Avoiding Taxation of Key Man Life Insurance
In order to prevent policy proceeds (death benefits) from being income taxable, both of the following requirements must be met:
1. Notice and Consent Requirements:
a) The employee must be notified (in writing), prior to the life insurance policy being issued, that the employer intends to buy a policy on his/her life and disclose what the maximum face amount that is being applied for on his/her life is;
b) The employee must provide written consent to being insured and agree that the employer may choose to keep the policy in force even after the employee separates employment; and
c) The employee must be notified in writing that the employer is the beneficiary of all or part of the death benefit proceeds.
Under the COLI Best Practices Act, unless the employer provides written notice and obtains the employee’s written consent prior to the issuance of the policy, the death benefit of the life insurance policy will be taxable from day 1. Notice and consent may not be obtained after the life insurance policy is issued to remove this taxable death benefit status.

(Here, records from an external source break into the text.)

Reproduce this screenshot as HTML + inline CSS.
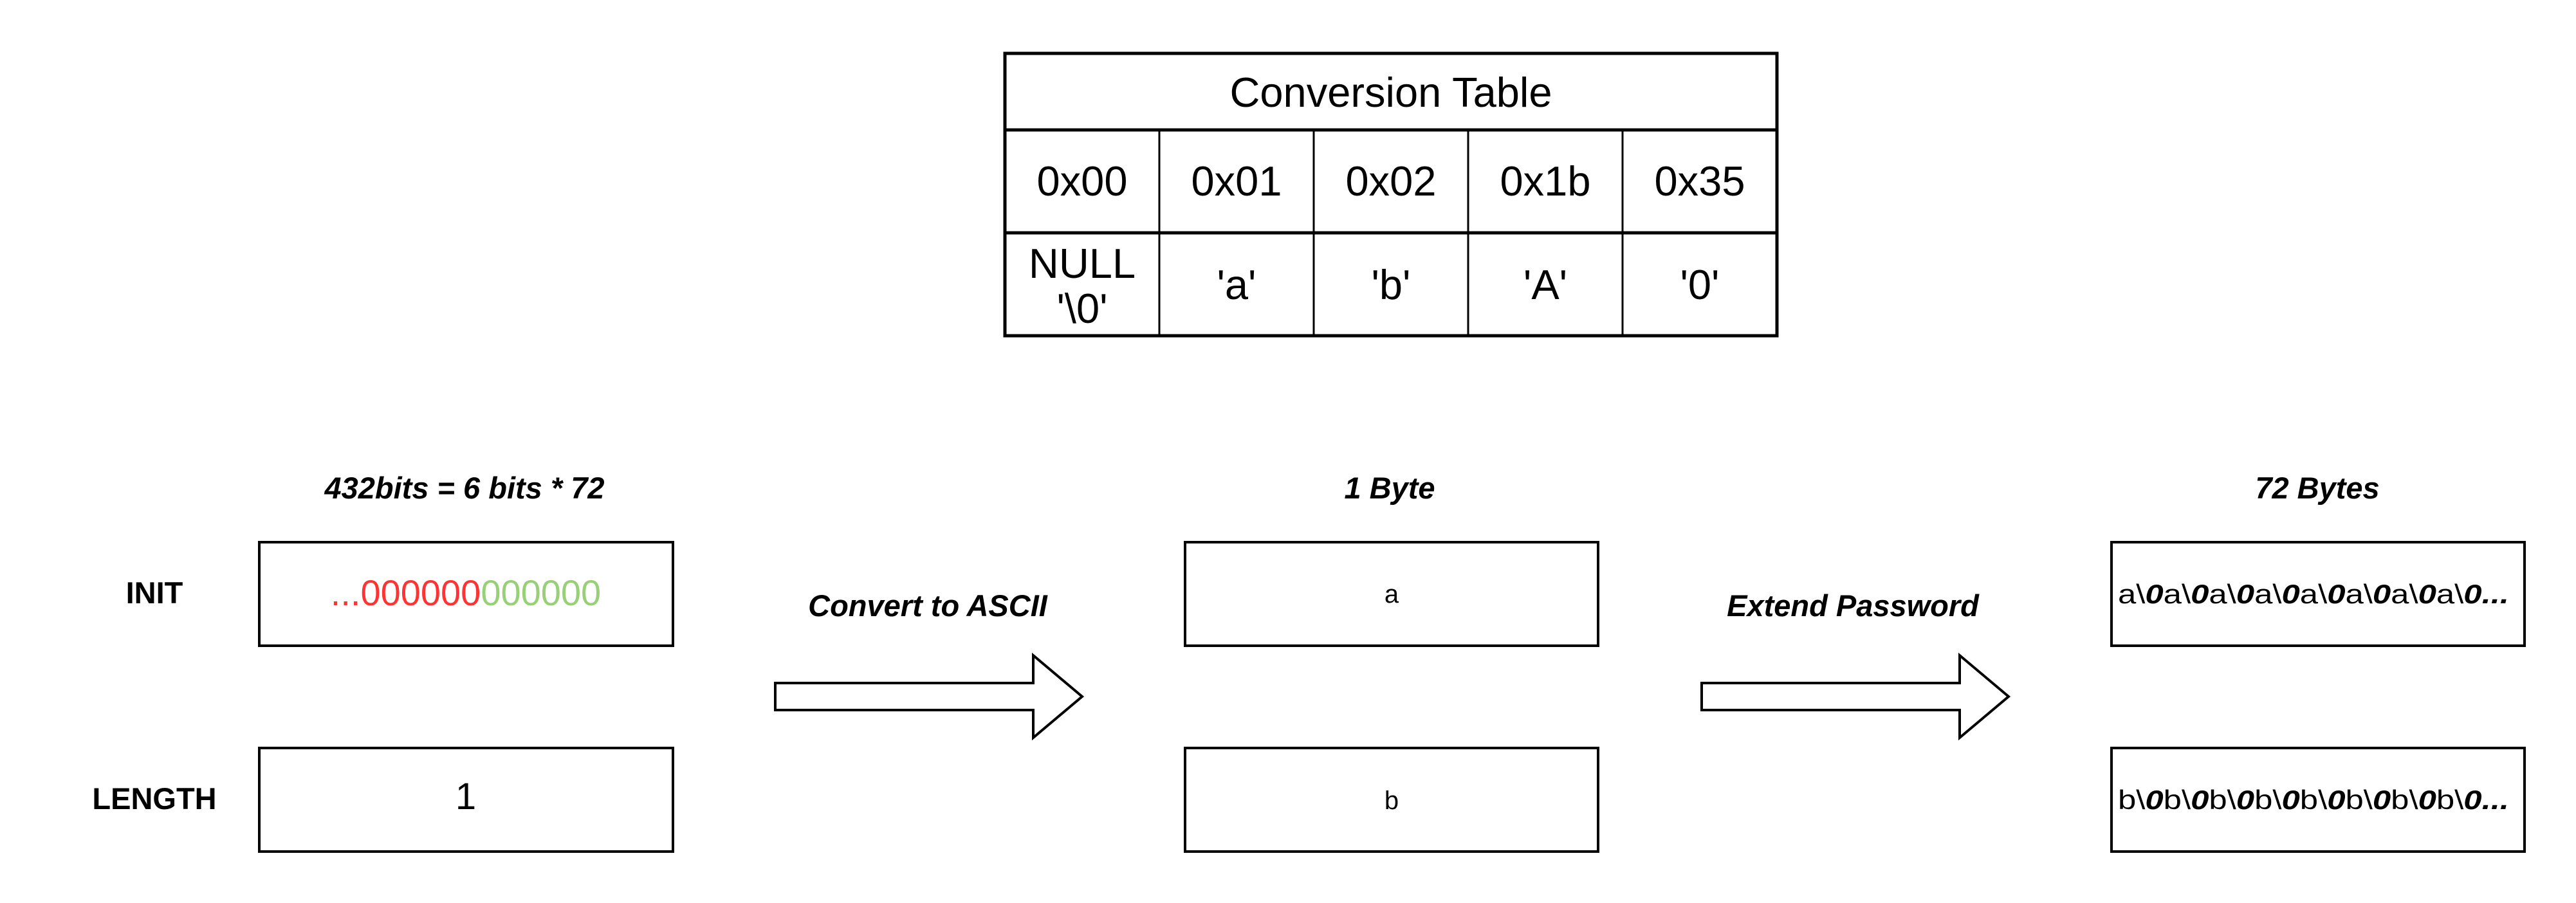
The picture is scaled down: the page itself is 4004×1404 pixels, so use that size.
<!DOCTYPE html>
<html><head><meta charset="utf-8"><style>
html,body{margin:0;padding:0;background:#fff;}
svg{display:block;}
text{font-family:"Liberation Sans",Arial,sans-serif;}
</style></head><body>
<svg width="4004" height="1404" viewBox="0 0 4004 1404" xmlns="http://www.w3.org/2000/svg">
<rect width="4004" height="1404" fill="#fff"/>
<g stroke="#000" fill="none">
<rect x="1562" y="83" width="1200" height="439" stroke-width="5"/>
<line x1="1562" y1="202" x2="2762" y2="202" stroke-width="5"/>
<line x1="1562" y1="362" x2="2762" y2="362" stroke-width="5"/>
<line x1="1802" y1="202" x2="1802" y2="522" stroke-width="3"/>
<line x1="2042" y1="202" x2="2042" y2="522" stroke-width="3"/>
<line x1="2282" y1="202" x2="2282" y2="522" stroke-width="3"/>
<line x1="2522" y1="202" x2="2522" y2="522" stroke-width="3"/>
</g>
<g font-size="65" text-anchor="middle" fill="#000">
<text x="2162" y="166">Conversion Table</text>
<text x="1682" y="304">0x00</text>
<text x="1922" y="304">0x01</text>
<text x="2162" y="304">0x02</text>
<text x="2402" y="304">0x1b</text>
<text x="2642" y="304">0x35</text>
<text x="1682" y="432">NULL</text>
<text x="1682" y="502">'\0'</text>
<text x="1922" y="465">'a'</text>
<text x="2162" y="465">'b'</text>
<text x="2402" y="465">'A'</text>
<text x="2642" y="465">'0'</text>
</g>
<g font-size="47" font-weight="bold" font-style="italic" text-anchor="middle" fill="#000">
<text x="722" y="775">432bits = 6 bits * 72</text>
<text x="2160" y="775">1 Byte</text>
<text x="3602" y="775">72 Bytes</text>
<text x="1442" y="958">Convert to ASCII</text>
<text x="2880" y="958">Extend Password</text>
</g>
<g font-size="47" font-weight="bold" text-anchor="middle" fill="#000">
<text x="240" y="938">INIT</text>
<text x="240" y="1258">LENGTH</text>
</g>
<g stroke="#000" stroke-width="4" fill="#fff">
<rect x="403" y="843" width="643" height="161"/>
<rect x="403" y="1163" width="643" height="161"/>
<rect x="1842" y="843" width="642" height="161"/>
<rect x="1842" y="1163" width="642" height="161"/>
<rect x="3282" y="843" width="642" height="161"/>
<rect x="3282" y="1163" width="642" height="161"/>
</g>
<text x="724" y="941" font-size="56" text-anchor="middle"><tspan fill="#ff3333">...000000</tspan><tspan fill="#97d077">000000</tspan></text>
<text x="724" y="1258" font-size="58" text-anchor="middle" font-family="Liberation Mono,monospace">1</text>
<text x="2163" y="937" font-size="40" text-anchor="middle">a</text>
<text x="2163" y="1258" font-size="40" text-anchor="middle">b</text>
<text x="3292" y="938" font-size="42" textLength="608" lengthAdjust="spacingAndGlyphs">a\<tspan font-weight="bold" font-style="italic">0</tspan>a\<tspan font-weight="bold" font-style="italic">0</tspan>a\<tspan font-weight="bold" font-style="italic">0</tspan>a\<tspan font-weight="bold" font-style="italic">0</tspan>a\<tspan font-weight="bold" font-style="italic">0</tspan>a\<tspan font-weight="bold" font-style="italic">0</tspan>a\<tspan font-weight="bold" font-style="italic">0</tspan>a\<tspan font-weight="bold" font-style="italic">0...</tspan></text>
<text x="3292" y="1258" font-size="42" textLength="608" lengthAdjust="spacingAndGlyphs">b\<tspan font-weight="bold" font-style="italic">0</tspan>b\<tspan font-weight="bold" font-style="italic">0</tspan>b\<tspan font-weight="bold" font-style="italic">0</tspan>b\<tspan font-weight="bold" font-style="italic">0</tspan>b\<tspan font-weight="bold" font-style="italic">0</tspan>b\<tspan font-weight="bold" font-style="italic">0</tspan>b\<tspan font-weight="bold" font-style="italic">0</tspan>b\<tspan font-weight="bold" font-style="italic">0...</tspan></text>
<g stroke="#000" stroke-width="4" fill="#fff" stroke-linejoin="miter">
<polygon points="1205,1062 1606,1062 1606,1019 1682,1083 1606,1147 1606,1104 1205,1104"/>
<polygon points="2645,1062 3046,1062 3046,1019 3122,1083 3046,1147 3046,1104 2645,1104"/>
</g>
</svg>
</body></html>
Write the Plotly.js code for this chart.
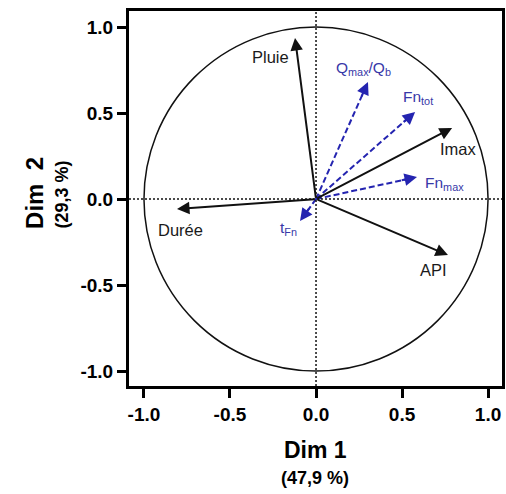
<!DOCTYPE html>
<html>
<head>
<meta charset="utf-8">
<script src="https://cdn.plot.ly/plotly-3.0.1.min.js"></script>
<style>html,body{margin:0;padding:0;background:#fff;}#chart{width:506px;height:494px;}</style>
</head>
<body>
<div id="chart"></div>
<script>
// Variables (active, black solid arrows)
var activeNames = ['Pluie', 'Imax', 'API', 'Durée'];
var activeDim1  = [-0.122, 0.791, 0.767, -0.808];
var activeDim2  = [ 0.936, 0.413, -0.326, -0.058];

// Supplementary variables (blue dashed arrows)
var suppNames = ['Q<sub>max</sub>/Q<sub>b</sub>', 'Fn<sub>tot</sub>', 'Fn<sub>max</sub>', 't<sub>Fn</sub>'];
var suppDim1  = [0.302, 0.576, 0.587, -0.093];
var suppDim2  = [0.680, 0.506, 0.128, -0.128];

var xTicks = [-1, -0.5, 0, 0.5, 1];
var xTickText = ['-1.0', '-0.5', '0.0', '0.5', '1.0'];
var yTicks = [-1, -0.5, 0, 0.5, 1];
var yTickText = ['-1.0', '-0.5', '0.0', '0.5', '1.0'];

// label pixel offsets (style/layout only)
var activeShift = [[-25, -19], [6, -21], [-14, -15], [3, -21]];
var suppShift   = [[-4, 14], [3, 14], [27, -6], [-12, -7]];

var black = '#111111';
var blue = '#2424b0';
var blueText = '#3838a8';
var FONT = 'Liberation Sans, Arial, sans-serif';

var traces = [];
var annotations = [];

for (var i = 0; i < activeNames.length; i++) {
  annotations.push({
    x: activeDim1[i], y: activeDim2[i], xref: 'x', yref: 'y',
    ax: 0, ay: 0, axref: 'x', ayref: 'y',
    text: '', showarrow: true, arrowhead: 2, arrowsize: 1.25, arrowwidth: 2,
    arrowcolor: black, standoff: 0, startstandoff: 0
  });
  annotations.push({
    x: activeDim1[i], y: activeDim2[i], xref: 'x', yref: 'y',
    text: activeNames[i], showarrow: false,
    xshift: activeShift[i][0], yshift: activeShift[i][1],
    font: {family: FONT, size: 16.5, color: '#1a1a1a'}
  });
}
for (var i = 0; i < suppNames.length; i++) {
  var len = Math.sqrt(suppDim1[i] * suppDim1[i] + suppDim2[i] * suppDim2[i]);
  var fEnd = 1 - 0.05 / len;   // dashed shaft end (just under the head)
  var fStart = 1 - 0.1 / len;  // start of short solid arrow segment
  traces.push({
    type: 'scatter', mode: 'lines',
    x: [0, suppDim1[i] * fEnd], y: [0, suppDim2[i] * fEnd],
    line: {color: blue, width: 2, dash: '6px,3px'},
    hoverinfo: 'skip', showlegend: false
  });
  annotations.push({
    x: suppDim1[i], y: suppDim2[i], xref: 'x', yref: 'y',
    ax: suppDim1[i] * fStart, ay: suppDim2[i] * fStart, axref: 'x', ayref: 'y',
    text: '', showarrow: true, arrowhead: 2, arrowsize: 1.25, arrowwidth: 2,
    arrowcolor: blue, standoff: 0, startstandoff: 0
  });
  annotations.push({
    x: suppDim1[i], y: suppDim2[i], xref: 'x', yref: 'y',
    text: suppNames[i], showarrow: false,
    xshift: suppShift[i][0], yshift: suppShift[i][1],
    font: {family: FONT, size: 15.5, color: blueText}
  });
}

// axis titles
annotations.push({xref: 'paper', yref: 'paper', x: 0.499, y: -0.171, text: '<b>Dim 1</b>',
  showarrow: false, xanchor: 'center', yanchor: 'middle', font: {family: FONT, size: 23, color: '#000'}});
annotations.push({xref: 'paper', yref: 'paper', x: 0.499, y: -0.245, text: '<b>(47,9 %)</b>',
  showarrow: false, xanchor: 'center', yanchor: 'middle', font: {family: FONT, size: 18, color: '#000'}});
annotations.push({xref: 'paper', yref: 'paper', x: -0.252, y: 0.515, text: '<b>Dim  2</b>', textangle: -90,
  showarrow: false, xanchor: 'center', yanchor: 'middle', font: {family: FONT, size: 24, color: '#000'}});
annotations.push({xref: 'paper', yref: 'paper', x: -0.18, y: 0.51, text: '<b>(29,3 %)</b>', textangle: -90,
  showarrow: false, xanchor: 'center', yanchor: 'middle', font: {family: FONT, size: 18, color: '#000'}});

var xr = [-1.087, 1.081], yr = [-1.087, 1.093];

var shapes = [
  {type: 'circle', xref: 'x', yref: 'y', x0: -1, y0: -1, x1: 1, y1: 1,
   line: {color: black, width: 1.5}},
  {type: 'line', xref: 'x', yref: 'y', x0: xr[0], x1: xr[1], y0: 0, y1: 0,
   line: {color: black, width: 1.5, dash: '2px,2px'}},
  {type: 'line', xref: 'x', yref: 'y', x0: 0, x1: 0, y0: yr[0], y1: yr[1],
   line: {color: black, width: 1.5, dash: '2px,2px'}}
];

var axisCommon = {
  showgrid: false, zeroline: false, showline: true, mirror: true,
  linecolor: '#000', linewidth: 3, ticks: 'outside', ticklen: 9, tickwidth: 3,
  tickcolor: '#000', tickfont: {family: FONT, size: 19, color: '#000', weight: 'bold'},
  fixedrange: true
};

var layout = {
  width: 506, height: 494,
  margin: {l: 129, r: 4, t: 11, b: 108},
  paper_bgcolor: '#fff', plot_bgcolor: '#fff',
  showlegend: false,
  xaxis: Object.assign({}, axisCommon, {range: xr, tickvals: xTicks, ticktext: xTickText}),
  yaxis: Object.assign({}, axisCommon, {range: yr, tickvals: yTicks, ticktext: yTickText}),
  shapes: shapes,
  annotations: annotations
};

Plotly.newPlot('chart', traces, layout, {displayModeBar: false, staticPlot: true});
</script>
</body>
</html>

2. Once the “Notice and Consent Requirements” are met, there are two “Exceptions” to the rule taxing death proceeds payable to an employer, one of which must be met:
a.) Exception #1:
1) The insured was an employee at any time during the 12-month period before the insured’s death OR
2) The insured was a Director or “highly compensated employee” at the time the contract was issued.
b.) Exception #2:
Any amount received by the employer as a result of the insured’s death is paid to:
1) A family member of the insured;
2) A designated beneficiary of the insured under the contract other than the employer;
3) A trust established for the benefit of a family member, other designated beneficiary, or the insured’s estate; or
4) A family member, designated beneficiary, trust, or estate in exchange for any interest they hold in the corporation / employer (i.e. buy-sell agreement).
If both the “Notice and Consent Requirements” and one of the “Exceptions” above are met, Corporate Owned Life Insurance proceeds would be received income tax free if the policy death benefits would otherwise be eligible for favorable tax treatment.
COLI Best Practices Act- Reporting Requirements
All employers are required to report annually all corporate-owned life insurance policies to the IRS. The annual reporting requirements imposed under the IRC Sec. 6039I include:
1) The total number of employees at the end of the year;
2) The number of employees insured under COLI arrangement at the end of the year;
3) The total amount of insurance in force on all insured employees at the end of the year; and
4) The employer’s name, address, tax payer identification number and type of business, and
5) A statement of valid consent for each insured employee (or, if all required consents are not obtained, number of insured employees for who consent was not obtained).
The IRS requires this reporting annually on Form 8925 ” Report of Employer-Owned Life Insurance Contracts.” It is a simple form and must be completed to comply with IRS Code. You should consult your CPA or professional tax advisor immediately for more information on Form 8925 and the IRS reporting requirements.
If proper record keeping and reporting is not maintained, any and all key man life insurance policy proceeds or other corporate owned life insurance death benefits may be subject to income taxation
In Conclusion
Corporate Owned Life Insurance Policies including key man insurance policies issued after August 17, 2006 may have death benefits that are subject to income taxation if certain requirements are not met. The Pension Protection Act of 2006, which includes the COLI Best Practices Act, includes provisions that have significant consequences for key man and other employer owned insurance purchased after August 17, 2006. You need to understand the Notice and Consent requirements and well as the Exceptions and Record Keeping and Reporting requirements and comply with the IRS so that key man insurance policy proceeds avoid needless taxation. Unfortunately, if you have a key man policy issued after August 17, 2006 and you have not been compliant, your best bet to avoid potential income taxation may be to scrap your current policy and start over!
* All of the above tax information is for information purposes only and is provided to explain the basic tax treatment of life insurance based on the Internal Revenue Code. Any individual or entity considering any life insurance policy should consult with their own CPA or tax/legal advisor that understands their particular tax circumstances and the rules governing their state. In no way is this information intended to be tax or legal advice.